"Good and bad moods literally change the way our visual cortex operates and how we see" (Adam Anderson).
A University of Toronto study provides the first direct evidence that our mood literally changes the way our visual system filters our perceptual experience suggesting that seeing the world through rose-coloured glasses is more biological reality than metaphor.
“Specifically our study shows that when in a positive mood, our visual cortex takes in more information, while negative moods result in tunnel vision," says Dr. Anderson. The study appears tomorrow in the Journal of Neuroscience.
The U of T team used functional magnetic resonance imaging to examine how our visual cortex processes sensory information when in good, bad, and neutral moods.
The researchers first showed subjects a series images designed to generate a good, bad or neutral mood. Subjects were then shown a composite image, featuring a face in the centre, surrounded by “place” images, such as a house. To focus their attention on the central image, subjects were asked to identify the gender of the person’s face.
When in a bad mood, the subjects did not process the images of places in the surrounding background. However, when viewing the same images in a good mood, they actually took in more information — they saw the central image of the face as well as the surrounding pictures of houses.
The discovery came from looking at specific parts of the brain — the parahippocampal “place area” — that are known to process places and how this area relates to primary visual cortical responses, the first part of the cortex related to vision.
Why Positive and Negative Emotions are BOTH Useful
"Good moods enhance the literal size of the window through which we see the world. The upside of this is that we can see things from a more global, or integrative perspective.

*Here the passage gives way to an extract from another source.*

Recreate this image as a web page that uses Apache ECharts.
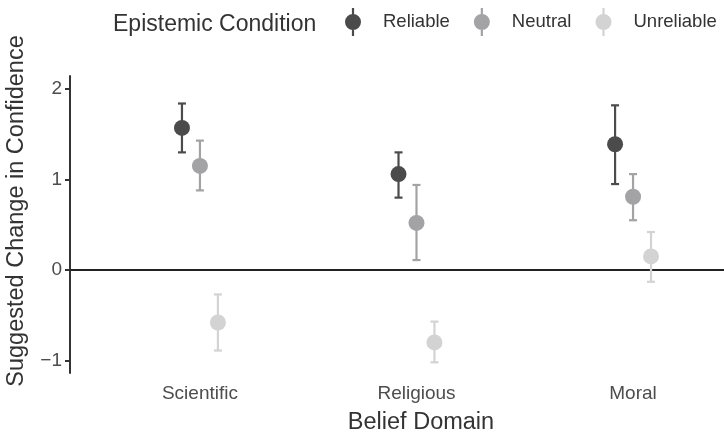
<!DOCTYPE html>
<html>
<head>
<meta charset="utf-8">
<script src="https://cdn.jsdelivr.net/npm/echarts@6/dist/echarts.min.js"></script>
<style>
html,body{margin:0;padding:0;background:#fff;overflow:hidden;}
#chart{width:724px;height:433px;}
</style>
</head>
<body>
<div id="chart"></div>
<script>
const categories = ['Scientific', 'Religious', 'Moral'];
const conditions = ['Reliable', 'Neutral', 'Unreliable'];
const reliableMean = [1.57, 1.06, 1.39];
const reliableLow = [1.30, 0.80, 0.95];
const reliableHigh = [1.84, 1.30, 1.82];
const neutralMean = [1.15, 0.52, 0.81];
const neutralLow = [0.88, 0.11, 0.55];
const neutralHigh = [1.43, 0.94, 1.06];
const unreliableMean = [-0.58, -0.80, 0.15];
const unreliableLow = [-0.89, -1.02, -0.13];
const unreliableHigh = [-0.27, -0.57, 0.42];
const yTicks = [-1, 0, 1, 2];

const means = [reliableMean, neutralMean, unreliableMean];
const lows = [reliableLow, neutralLow, unreliableLow];
const highs = [reliableHigh, neutralHigh, unreliableHigh];
const colors = ['#4b4b4b', '#a3a3a5', '#d3d3d3'];
const dodge = [-0.083, 0, 0.083];
const FONT = 'Liberation Sans, Arial, sans-serif';
const legendIcon = 'path://M8.9,0h2.2v28h-2.2z M10,6a8,8 0 1,1 -0.01,0z';

const series = [];
conditions.forEach((name, ci) => {
  series.push({
    name: name,
    type: 'custom',
    renderItem: function (params, api) {
      const x = api.value(0);
      const lo = api.coord([x, api.value(1)]);
      const hi = api.coord([x, api.value(2)]);
      const cw = 4;
      const style = { stroke: colors[ci], lineWidth: 2.2, fill: null };
      return {
        type: 'group',
        children: [
          { type: 'line', shape: { x1: lo[0], y1: lo[1], x2: hi[0], y2: hi[1] }, style: style },
          { type: 'line', shape: { x1: lo[0] - cw, y1: lo[1], x2: lo[0] + cw, y2: lo[1] }, style: style },
          { type: 'line', shape: { x1: hi[0] - cw, y1: hi[1], x2: hi[0] + cw, y2: hi[1] }, style: style }
        ]
      };
    },
    itemStyle: { color: colors[ci] },
    encode: { x: 0, y: [1, 2] },
    data: categories.map((c, i) => [i + 1 + dodge[ci], lows[ci][i], highs[ci][i]]),
    z: 3
  });
  series.push({
    name: name,
    type: 'scatter',
    symbol: 'circle',
    symbolSize: 16,
    itemStyle: { color: colors[ci], opacity: 1 },
    data: categories.map((c, i) => [i + 1 + dodge[ci], means[ci][i]]),
    z: 4,
    markLine: ci === 0 ? {
      silent: true,
      symbol: 'none',
      label: { show: false },
      lineStyle: { color: '#222', width: 2, type: 'solid' },
      data: [{ yAxis: 0 }],
      z: 1
    } : undefined
  });
});

const chart = echarts.init(document.getElementById('chart'), null, { renderer: 'canvas' });
chart.setOption({
  animation: false,
  backgroundColor: '#fff',
  textStyle: { fontFamily: FONT },
  graphic: [
    {
      type: 'text', left: 113, top: 13,
      style: { text: 'Epistemic Condition', fontFamily: FONT, fontSize: 23, fill: '#333' }
    },
    {
      type: 'text', x: 421, y: 423,
      style: { text: 'Belief Domain', fontFamily: FONT, fontSize: 23.5, fill: '#333', align: 'center', verticalAlign: 'middle' }
    },
    {
      type: 'text', x: 17, y: 211, rotation: Math.PI / 2,
      style: { text: 'Suggested Change in Confidence', fontFamily: FONT, fontSize: 23.5, fill: '#333', align: 'center', verticalAlign: 'middle' }
    }
  ],
  legend: {
    data: conditions.map(n => ({ name: n, icon: legendIcon })),
    left: 345, top: 8, padding: 0,
    itemWidth: 16, itemHeight: 28,
    itemGap: 24,
    textStyle: { fontFamily: FONT, fontSize: 18.5, color: '#333', padding: [4, 0, 0, 17] }
  },
  grid: { left: 70, right: 0, top: 76, bottom: 60, containLabel: false },
  xAxis: {
    type: 'value',
    min: 0.4, max: 3.42,
    axisLine: { show: false },
    axisTick: { show: false },
    splitLine: { show: false },
    axisLabel: {
      customValues: [1, 2, 3],
      formatter: v => categories[Math.round(v) - 1],
      fontFamily: FONT, fontSize: 19, color: '#4d4d4d', margin: 11
    }
  },
  yAxis: {
    type: 'value',
    min: -1.138, max: 2.144,
    axisLine: { show: true, lineStyle: { color: '#333', width: 2 } },
    axisTick: { show: true, customValues: yTicks, length: 5, lineStyle: { color: '#333', width: 2 } },
    splitLine: { show: false },
    axisLabel: {
      customValues: yTicks,
      formatter: v => (v < 0 ? '\u2212' + Math.abs(v) : String(v)),
      fontFamily: FONT, fontSize: 19, color: '#4d4d4d', margin: 8
    }
  },
  series: series
});
</script>
</body>
</html>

The downside is that this can lead to distraction on critical tasks that require narrow focus, such as operating dangerous machinery or airport screening of passenger baggage.
Bad moods, on the other hand, may keep us more narrowly focused, preventing us from integrating information outside of our direct attentional focus" (Anderson).
Source: People Who Wear Rose-colored Glasses See More, Study Shows
Might this enrich, in part, our understanding of a number of interesting behavioral phenomenon?
-When we are happy we notice more things that previously did not penetrate our attention, stimulation is increased.
-Unhappy people tend to have more accidents and physical injuries.
-The attractiveness of a person can vary widely, despite various objective factors of beauty such as symmetry, depending on their moods: sanguinity noticeably adding to attractiveness and unhappiness detracting from it.
-Happy people do better and finish quicker on an array of physical and mental tests than discontented people.